Keynesians, Monetarists, and Minskyites: Opening of September 13, 2010 U.C. Berkeley Econ 1 Lecture
Fiscal Stimulus II

The Economic Situation

Karl Smith accurately describes the economic situation, in measured, appropriate langauge:

Rome is Burning «  Modeled Behavior: There is a critical point that I fear the commentariat is just not getting. In my darker moments I fear that some of my fellow economists aren’t getting it either but we aren’t going to go there.... We have very low capacity utilization (75%) and very high unemployment (10%). That is, we have factories sitting idle for lack of workers – low capacity utilization. At the same time we have workers sitting idle for lack of factories – high unemployment. There are machines waiting to be worked and people waiting to work them but they are not getting together. The labor market is failing to clear.

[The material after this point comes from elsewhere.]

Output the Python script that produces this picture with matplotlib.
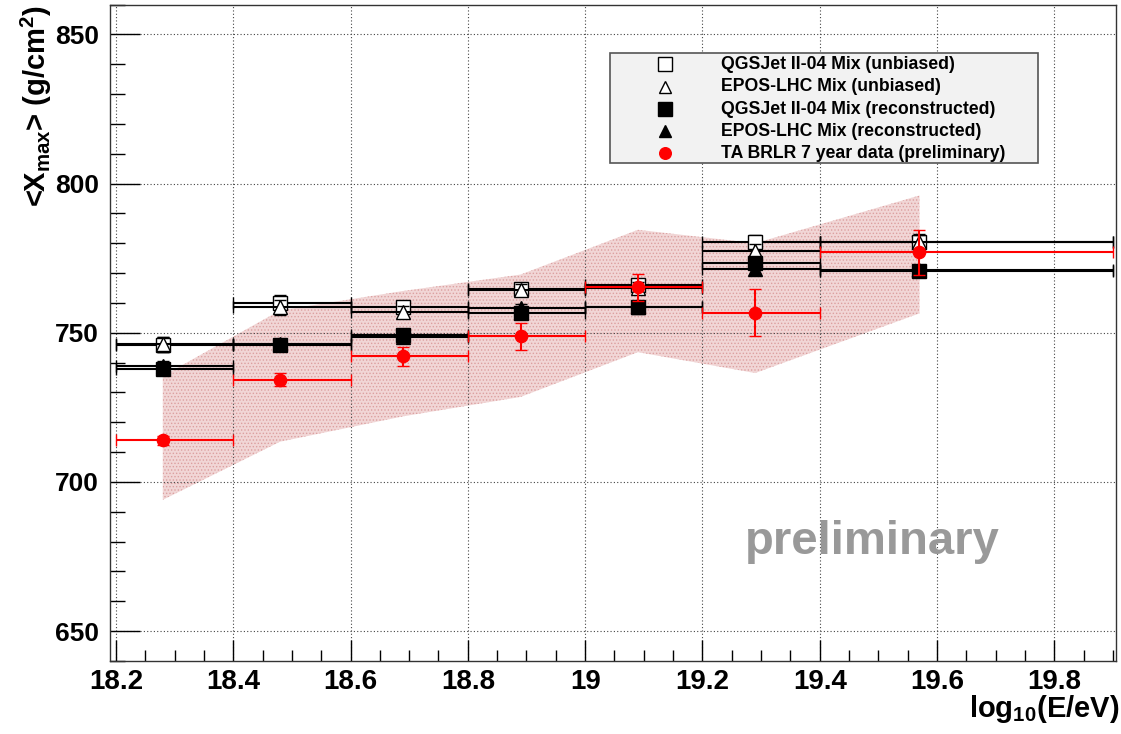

This is a fucking disaster.

Excuse my language, but you have to get that this is a big deal. This is not a big deal like the GOP doesn’t appreciate public goods. Or, Democrats don’t understand incentives. Or some other such second order debate that could reasonably concern us in different times. This is a failure of our basic institutions of production. The job of the market is to bring together willing buyers with willing sellers in order to produce value. This is not happening and as a result literally trillions of dollars in value are not being produced.

Let me say that again because I think it fails to sink in – literally trillions of dollars in value are not being produced. Not misallocated. Not spent on programs you don’t approve of or distributed in tax cuts you don’t like. Trillions of dollars in value are not produced at all. Gone from the world entirely. Never to be had, by anyone, anywhere, at any time. Pure unadulterated loss.

Time and time again I see people speak about recessions as if they are a bad harvest – an unfortunate event wherein we have to figure out how to go with less. Some say we should all sacrifice – some say the sacrifice should be based on X or Y. Some say each family should take their lumps as they come.

However, they are all getting the basic idea wrong. This is not a bad harvest. The problem isn’t that there is less to go around. The problem is that we are creating less, building less, making less.

We have people who would be working but are instead watching Judge Judy. We have machines that could be spinning but are literally rusting for lack of use. This is a coordination disaster.

The question is how do we end this thing as quickly as possible. How do we stop wasting our basic resources (men and machines), day-after-day, month-after-month, year-after-year.

So when I hear this debate drift oft into how Republicans don’t appreciate the value of infrastructure – I suffer infinite eye roll. This is the time for this? You would watch the core economy grind down while you argue over the need to fix a pothole!

When I hear the GOP running some nonsense about how Obamacare is scaring small business I find myself beating back the desire for autodefenestration. Can we let this go already! There are real issues that need to be dealt with.

Now maybe some people want to explain to me how what appears to be a massive market failure is actually something else: a skill mismatch, a great recalculation, etc. I am willing to have that debate.

Of those that agree that this is the result of insufficient aggregate demand we can debate the fastest means of spurring such demand: aggressive monetary policy, payroll tax cuts, something else we haven’t thought of – I am all ears.

However, these are the limits of rational disagreement.

Side arguments that are basically proxy battles for your general theory of government are sadistic tribalistic grandstanding. You chatter and dawdle while Rome burns.